= INSTRUCTION =
The exercise asks you to copy every line below in which "this" appears.

## BEGIN RAW RECORDS

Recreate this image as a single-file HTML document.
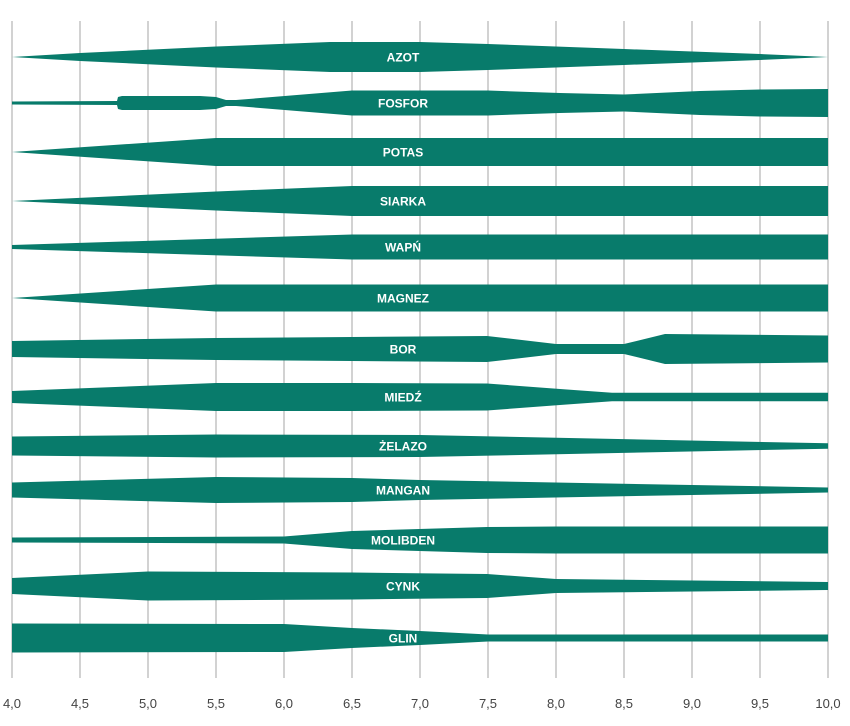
<!DOCTYPE html>
<html><head><meta charset="utf-8"><style>
html,body{margin:0;padding:0;background:#fff;}
svg{display:block;}
</style></head><body>
<svg id="s" width="850" height="726" xmlns="http://www.w3.org/2000/svg">
<g id="grid" stroke="#b4b4b4" stroke-width="1.2"></g>
<g id="bands" fill="#087b6b"></g>
<g id="labels" font-family="Liberation Sans, sans-serif" font-weight="bold" font-size="12" fill="#fff" text-anchor="middle"></g>
<g id="ticks" font-family="Liberation Sans, sans-serif" font-size="13" fill="#444" text-anchor="middle"></g>
</svg>
<script>
var NS="http://www.w3.org/2000/svg";
function X(v){return 12+(v-4)*136;}
var g=document.getElementById('grid'),t=document.getElementById('ticks');
for(var i=0;i<=12;i++){var v=4+i*0.5,x=X(v);
 var l=document.createElementNS(NS,'line');l.setAttribute('x1',x);l.setAttribute('x2',x);l.setAttribute('y1',21);l.setAttribute('y2',678);g.appendChild(l);
 var tx=document.createElementNS(NS,'text');tx.setAttribute('x',x);tx.setAttribute('y',708);tx.textContent=v.toFixed(1).replace('.',',');t.appendChild(tx);}
var bands=[
["AZOT",57,[[12,0],[80,4],[216,10.5],[330,15],[420,15],[488,13],[624,8],[760,3],[828,0]]],
["FOSFOR",103,[[12,1.5],[117,2],[118,6],[122,7],[200,7],[216,6],[226,3],[236,3],[352,12.5],[488,12.5],[560,10],[624,8.5],[700,12],[760,13.5],[828,14]]],
["POTAS",152,[[12,0],[216,14],[828,14]]],
["SIARKA",201,[[12,0],[216,9.5],[352,15],[828,15]]],
["WAPŃ",247,[[12,2],[352,12.5],[828,12.5]]],
["MAGNEZ",298,[[12,0],[216,13.5],[828,13.5]]],
["BOR",349,[[12,8],[216,11],[352,12],[487,13],[556,5],[624,5],[665,15],[828,13.5]]],
["MIEDŹ",397,[[12,6],[216,14],[352,14],[487,13.5],[560,8],[612,4.3],[828,4.3]]],
["ŻELAZO",446,[[12,9.5],[216,11.5],[420,11],[828,2.7]]],
["MANGAN",490,[[12,7.5],[216,13],[352,12],[420,10],[828,2.5]]],
["MOLIBDEN",540,[[12,2.5],[284,3.5],[352,9],[487,13],[556,13.5],[828,13.5]]],
["CYNK",586,[[12,8],[148,14.5],[352,13.5],[487,12],[556,7],[828,4]]],
["GLIN",638,[[12,14.5],[284,14],[352,10],[420,7],[488,3.5],[828,3.5]]]
];
var b=document.getElementById('bands'),lb=document.getElementById('labels');
bands.forEach(function(d){var c=d[1],p=d[2],s="M";
 p.forEach(function(q,i){s+=(i?" L":"")+q[0]+","+(c-q[1]);});
 for(var i=p.length-1;i>=0;i--)s+=" L"+p[i][0]+","+(c+p[i][1]);
 s+=" Z";var e=document.createElementNS(NS,'path');e.setAttribute('d',s);b.appendChild(e);
 var tx=document.createElementNS(NS,'text');tx.setAttribute('x',403);tx.setAttribute('y',c+4.5);tx.textContent=d[0];lb.appendChild(tx);});
</script>
</body></html>
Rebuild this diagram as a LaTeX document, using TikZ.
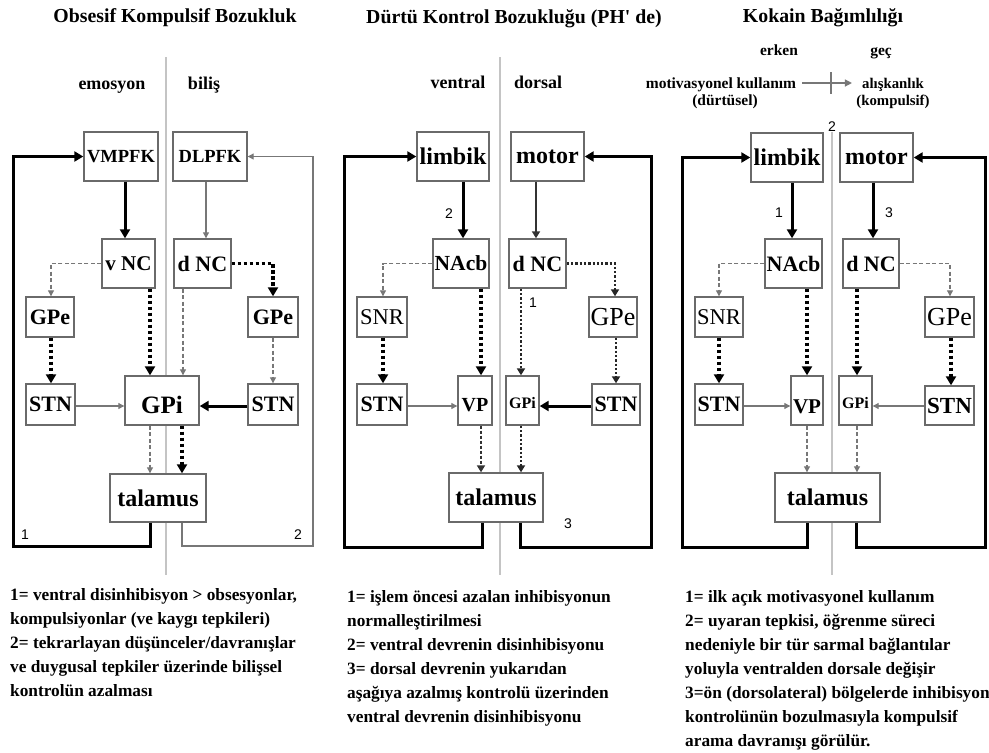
\documentclass[tikz,border=0pt]{standalone}
\usepackage{fontspec}
\setmainfont{Liberation Serif}
\newfontfamily\numfont{Liberation Sans}
\usetikzlibrary{arrows.meta}
\definecolor{boxc}{HTML}{6A6A6A}
\definecolor{linec}{HTML}{777777}
\definecolor{divc}{HTML}{C4C4C4}
\newcommand\fsz[1]{\fontsize{#1}{#1}\selectfont}
\newcommand\bx[8][]{\node[box,font=\bfseries\fsz{#7},minimum width={(#5)-(#3)},minimum height={(#6)-(#4)},#1] (#2) at ({((#3)+(#5))/2},{((#4)+(#6))/2}) {#8};}
\tikzset{
  box/.style={draw=boxc, line width=1.4pt, fill=white, inner sep=0pt},
  divider/.style={draw=divc, line width=1.4pt},
  thk/.style={line width=3pt, black, line join=miter, -{Triangle[length=9pt,width=10pt]}},
  thn/.style={line width=1.1pt, linec, line join=miter, -{Triangle[length=6pt,width=6pt]}},
  medsolid/.style={line width=1.8pt, black!80, -{Triangle[length=7pt,width=8pt]}},
  dashg/.style={line width=1.1pt, linec, dash pattern=on 4pt off 2.5pt, -{Triangle[length=6pt,width=6pt]}},
  dashm/.style={line width=1.8pt, black!80, dash pattern=on 3pt off 2pt, -{Triangle[length=7pt,width=8pt]}},
  dotk/.style={line width=3.5pt, black, dash pattern=on 3.5pt off 2.5pt, -{Triangle[length=9pt,width=10pt]}},
  dotm/.style={line width=2.3pt, black!85, dash pattern=on 2.3pt off 2pt, -{Triangle[length=7pt,width=8pt]}},
  hdrarrow/.style={line width=1.2pt, linec, -{Triangle[length=7pt,width=7pt]}},
  tickc/.style={line width=1.2pt, linec},
  ttl/.style={font=\bfseries\fsz{19.8}, inner sep=0pt, anchor=base},
  hdr/.style={font=\bfseries\fsz{18}, inner sep=0pt, anchor=base},
  hdrs/.style={font=\bfseries\fsz{15.5}, inner sep=0pt, anchor=base},
  hdrx/.style={font=\bfseries\fsz{14.8}, inner sep=0pt, anchor=base},
  num/.style={font=\numfont\fsz{14}, inner sep=0pt},
  note/.style={font=\bfseries\fontsize{17.3}{24}\selectfont, align=left, anchor=north west, inner sep=0pt}
}
\begin{document}
\begin{tikzpicture}[x=1pt,y=-1pt]
\useasboundingbox[fill=white] (0,0) rectangle (989,753);
% dividers
\draw[divider] (166,57) -- (166,575);
\draw[divider] (500,57) -- (500,575);
\draw[divider] (832,132) -- (832,575);
% titles
\node[ttl] (t1) at (175,22.5) {Obsesif Kompulsif Bozukluk};
\node[ttl] (t2) at (514,23) {Dürtü Kontrol Bozukluğu (PH\textquotesingle\ de)};
\node[ttl] (t3) at (823,22.5) {Kokain Bağımlılığı};
% headers
\node[hdr] (h1a) at (112,89) {emosyon};
\node[hdr] (h1b) at (204,89) {biliş};
\node[hdr] (h2a) at (458,88.5) {ventral};
\node[hdr] (h2b) at (538,88.5) {dorsal};
\node[hdrs] (erken) at (779,55) {erken};
\node[hdrs] (gec) at (881,55) {geç};
\node[hdrs] (mk) at (721,88) {motivasyonel kullanım};
\node[hdrs] (dt) at (725,105.5) {(dürtüsel)};
\node[hdrx] (al) at (893,88) {alışkanlık};
\node[hdrx] (kp) at (893,105.5) {(kompulsif)};
\draw[hdrarrow, shorten <=6pt, shorten >=10pt] (mk.east |- 0,83) -- (al.west |- 0,83);
\draw[tickc] (831,72) -- (831,94);
% panel 1 boxes
\bx{VMPFK}{84}{132}{158}{181}{18.5}{VMPFK}
\bx{DLPFK}{173}{132}{247}{181}{18.5}{DLPFK}
\bx{vNC1}{102}{239}{155}{288}{21}{v NC}
\bx{dNC1}{174}{239}{231}{288}{22}{d NC}
\bx{GPeL1}{26}{297}{74}{337}{22}{GPe}
\bx{GPeR1}{248}{297}{298}{337}{22}{GPe}
\bx{STNL1}{26}{384}{75}{425}{22}{STN}
\bx{STNR1}{248}{384}{298}{425}{22}{STN}
\bx[text height=26pt, text depth=0pt]{GPi1}{125}{376}{199}{425}{25}{GPi}
\bx{tal1}{110}{474}{206}{522}{24}{talamus}
% panel 2 boxes
\bx{limbik2}{417}{132}{489}{181}{24}{limbik}
\bx{motor2}{511}{132}{584}{181}{24}{motor}
\bx{NAcb2}{433}{239}{489}{288}{21.5}{NAcb}
\bx{dNC2}{509}{239}{566}{288}{22}{d NC}
\bx[font=\mdseries\fsz{22.5}]{SNR2}{357}{297}{407}{337}{22}{SNR}
\bx[font=\mdseries\fsz{26}]{GPe2}{589}{297}{637}{337}{22}{GPe}
\bx{STNL2}{357}{384}{407}{425}{22}{STN}
\bx{STNR2}{592}{384}{640}{425}{22}{STN}
\bx[text height=22pt, text depth=0pt]{VP2}{458}{376}{492}{425}{20}{VP}
\bx[text height=15.5pt, text depth=0pt]{GPi2}{506}{376}{539}{425}{16}{GPi}
\bx{tal2}{449}{473}{543}{522}{24}{talamus}
% panel 3 boxes
\bx{limbik3}{751}{133}{823}{182}{24}{limbik}
\bx{motor3}{840}{133}{913}{182}{24}{motor}
\bx{NAcb3}{765}{239}{822}{288}{22}{NAcb}
\bx{dNC3}{843}{239}{899}{288}{22}{d NC}
\bx[font=\mdseries\fsz{22.5}]{SNR3}{695}{297}{743}{337}{22}{SNR}
\bx[font=\mdseries\fsz{26}]{GPe3}{925}{297}{974}{337}{22}{GPe}
\bx{STNL3}{695}{384}{743}{425}{22}{STN}
\bx{STNR3}{925}{386}{974}{425}{23}{STN}
\bx[text height=26pt, text depth=0pt]{VP3}{791}{376}{823}{425}{21}{VP}
\bx[text height=15.5pt, text depth=0pt]{GPi3}{839}{376}{872}{425}{16}{GPi}
\bx{tal3}{775}{473}{880}{522}{24}{talamus}
% panel 1 connectors
\draw[thk] (tal1.south -| 150,0) -- (150,546) -- (13,546) |- (VMPFK.west);
\draw[thn] (tal1.south -| 182,0) -- (182,546) -- (313,546) |- (DLPFK.east);
\draw[thk] (VMPFK.south -| 125,0) -- (vNC1.north -| 125,0);
\draw[thn] (DLPFK.south -| 206,0) -- (dNC1.north -| 206,0);
\draw[dashg] (vNC1.west) -| (GPeL1.north -| 51,0);
\draw[dotk] (dNC1.east) -| (GPeR1.north -| 273,0);
\draw[dotk] (vNC1.south -| 150,0) -- (GPi1.north -| 150,0);
\draw[dashg] (dNC1.south -| 183,0) -- (GPi1.north -| 183,0);
\draw[dotk] (GPeL1.south -| 51,0) -- (STNL1.north -| 51,0);
\draw[dashg] (GPeR1.south -| 273,0) -- (STNR1.north -| 273,0);
\draw[thn] (STNL1.east |- 0,406) -- (GPi1.west |- 0,406);
\draw[thk] (STNR1.west |- 0,406) -- (GPi1.east |- 0,406);
\draw[dashg] (GPi1.south -| 150,0) -- (tal1.north -| 150,0);
\draw[dotk] (GPi1.south -| 182,0) -- (tal1.north -| 182,0);
% panel 2 connectors
\draw[thk] (tal2.south -| 482,0) -- (482,547) -- (344,547) |- (limbik2.west);
\draw[thk] (tal2.south -| 520,0) -- (520,547) -- (651,547) |- (motor2.east);
\draw[thk] (limbik2.south -| 463,0) -- (NAcb2.north -| 463,0);
\draw[medsolid] (motor2.south -| 536,0) -- (dNC2.north -| 536,0);
\draw[dashg] (NAcb2.west) -| (SNR2.north -| 383,0);
\draw[dotm] (dNC2.east) -| (GPe2.north -| 615,0);
\draw[dotk] (NAcb2.south -| 481,0) -- (VP2.north -| 481,0);
\draw[dotm] (dNC2.south -| 521,0) -- (GPi2.north -| 521,0);
\draw[dotk] (SNR2.south -| 383,0) -- (STNL2.north -| 383,0);
\draw[dotm] (GPe2.south -| 616,0) -- (STNR2.north -| 616,0);
\draw[thn] (STNL2.east |- 0,406) -- (VP2.west |- 0,406);
\draw[thk] (STNR2.west |- 0,406) -- (GPi2.east |- 0,406);
\draw[dashm] (VP2.south -| 481,0) -- (tal2.north -| 481,0);
\draw[dotm] (GPi2.south -| 521,0) -- (tal2.north -| 521,0);
% panel 3 connectors
\draw[thk] (tal3.south -| 807,0) -- (807,547) -- (682,547) |- (limbik3.west);
\draw[thk] (tal3.south -| 856,0) -- (856,547) -- (985,547) |- (motor3.east);
\draw[thk] (limbik3.south -| 792,0) -- (NAcb3.north -| 792,0);
\draw[thk] (motor3.south -| 873,0) -- (dNC3.north -| 873,0);
\draw[dashg] (NAcb3.west) -| (SNR3.north -| 719,0);
\draw[dashg] (dNC3.east) -| (GPe3.north -| 950,0);
\draw[dotk] (NAcb3.south -| 807,0) -- (VP3.north -| 807,0);
\draw[dotk] (dNC3.south -| 857,0) -- (GPi3.north -| 857,0);
\draw[dotk] (SNR3.south -| 719,0) -- (STNL3.north -| 719,0);
\draw[dotk] (GPe3.south -| 951,0) -- (STNR3.north -| 951,0);
\draw[thn] (STNL3.east |- 0,406) -- (VP3.west |- 0,406);
\draw[thn] (STNR3.west |- 0,406) -- (GPi3.east |- 0,406);
\draw[dashg] (VP3.south -| 807,0) -- (tal3.north -| 807,0);
\draw[dashg] (GPi3.south -| 857,0) -- (tal3.north -| 857,0);
% numbers
\node[num] (n11) at (25,535) {1};
\node[num] (n12) at (298,535) {2};
\node[num] (n22) at (449,214) {2};
\node[num] (n21) at (533,303) {1};
\node[num] (n23) at (568,524) {3};
\node[num] (n32) at (832,127) {2};
\node[num] (n31) at (779,213) {1};
\node[num] (n33) at (889,213) {3};
% notes
\node[note] (note1) at (10,588) {1= ventral disinhibisyon > obsesyonlar,\\kompulsiyonlar (ve kaygı tepkileri)\\2= tekrarlayan düşünceler/davranışlar\\ve duygusal tepkiler üzerinde bilişsel\\kontrolün azalması};
\node[note] (note2) at (347,590) {1= işlem öncesi azalan inhibisyonun\\normalleştirilmesi\\2= ventral devrenin disinhibisyonu\\3= dorsal devrenin yukarıdan\\aşağıya azalmış kontrolü üzerinden\\ventral devrenin disinhibisyonu};
\node[note] (note3) at (685,590) {1= ilk açık motivasyonel kullanım\\2= uyaran tepkisi, öğrenme süreci\\nedeniyle bir tür sarmal bağlantılar\\yoluyla ventralden dorsale değişir\\3=ön (dorsolateral) bölgelerde inhibisyon\\kontrolünün bozulmasıyla kompulsif\\arama davranışı görülür.};
\end{tikzpicture}
\end{document}
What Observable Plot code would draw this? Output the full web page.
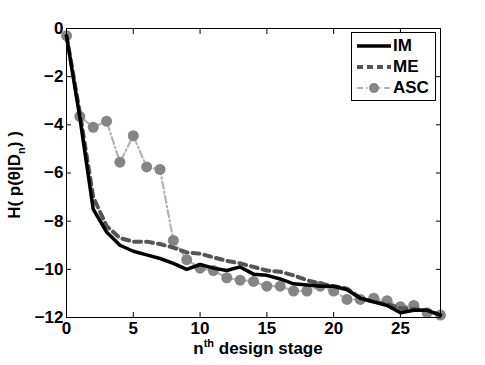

## END RAW RECORDS

= RESULT OF THE TASK =
Recreate this image as a single-file HTML document.
Rebuild this diagram as a LaTeX document, using TikZ.
What Observable Plot code would draw this? Output the full web page.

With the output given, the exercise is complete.